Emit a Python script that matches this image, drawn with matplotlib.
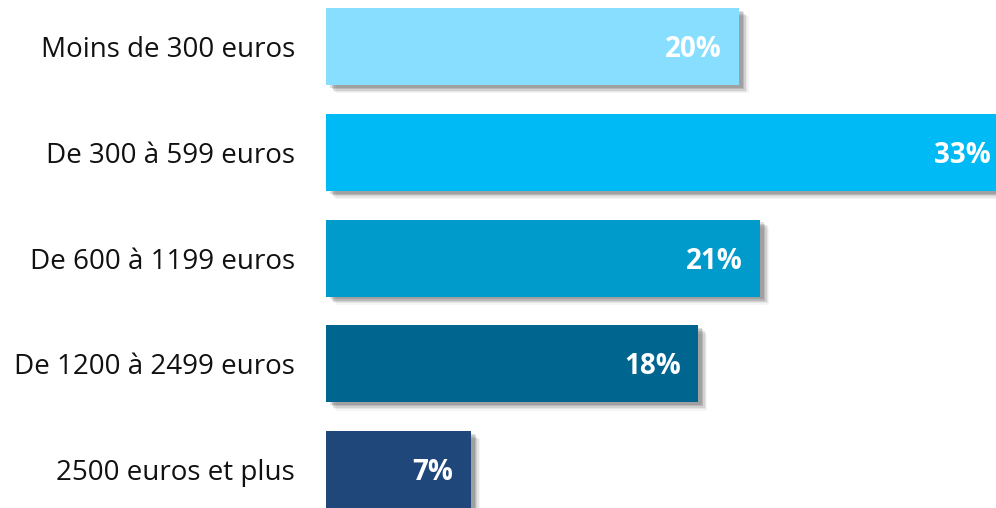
import matplotlib
matplotlib.use("Agg")
import matplotlib.pyplot as plt
import matplotlib.patheffects as pe

categories = ["Moins de 300 euros", "De 300 à 599 euros", "De 600 à 1199 euros",
              "De 1200 à 2499 euros", "2500 euros et plus"]
values = [20, 33, 21, 18, 7]
labels = ["20%", "33%", "21%", "18%", "7%"]
colors = ["#87DEFF", "#00BAF5", "#009ACB", "#00658F", "#1F477A"]

plt.rcParams['font.family'] = ['Open Sans', 'DejaVu Sans']

fig = plt.figure(figsize=(9.96, 5.08), dpi=100)
ax = fig.add_axes([326/996, 0, 670/996, 1])

shadow = [pe.SimplePatchShadow(offset=(7, -6), shadow_rgbFace='#000000', alpha=0.04),
          pe.SimplePatchShadow(offset=(6, -5), shadow_rgbFace='#000000', alpha=0.06),
          pe.SimplePatchShadow(offset=(5, -4), shadow_rgbFace='#000000', alpha=0.09),
          pe.SimplePatchShadow(offset=(4, -3), shadow_rgbFace='#000000', alpha=0.12),
          pe.SimplePatchShadow(offset=(3, -2), shadow_rgbFace='#000000', alpha=0.12),
          pe.Normal()]

y = list(range(len(categories)))
bars = ax.barh(y, values, height=0.728, color=colors, zorder=2)
for b in bars:
    b.set_path_effects(shadow)

for yi, v, lab in zip(y, values, labels):
    ax.annotate(lab, xy=(v, yi), xytext=(-17, -3), textcoords='offset pixels',
                ha='right', va='center', color='white', fontsize=20,
                fontweight='bold', zorder=3, annotation_clip=False)

ax.set_xlim(0, 32.45)
ax.set_ylim(4.364, -0.44)
ax.set_yticks(y)
ax.set_yticklabels(categories, fontsize=20, color='#111111')
ax.tick_params(axis='y', length=0, pad=22.3)
ax.set_xticks([])
for s in ax.spines.values():
    s.set_visible(False)

fig.savefig("out.png", dpi=100)
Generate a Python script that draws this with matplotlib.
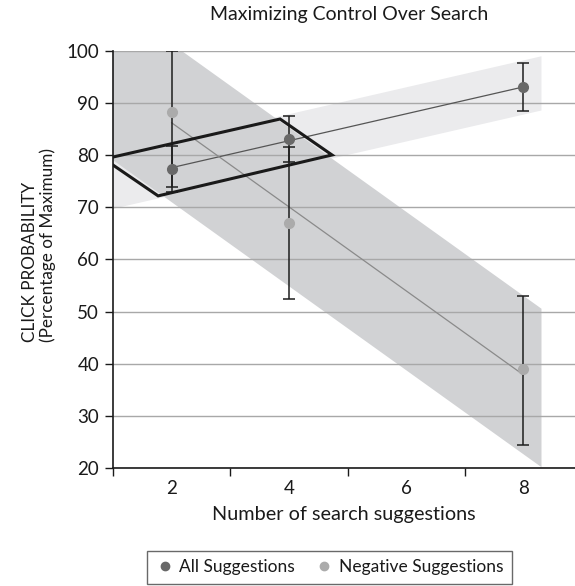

-*-

--- Request ---
Up to and including the line that contains "import matplotlib.patheffects as pe", print the records above exactly from their first line, without any pictures.

--- The response ---
Emit a Python script that matches this image, drawn with matplotlib.
import matplotlib
matplotlib.use("Agg")
import matplotlib.pyplot as plt
import matplotlib.patheffects as pe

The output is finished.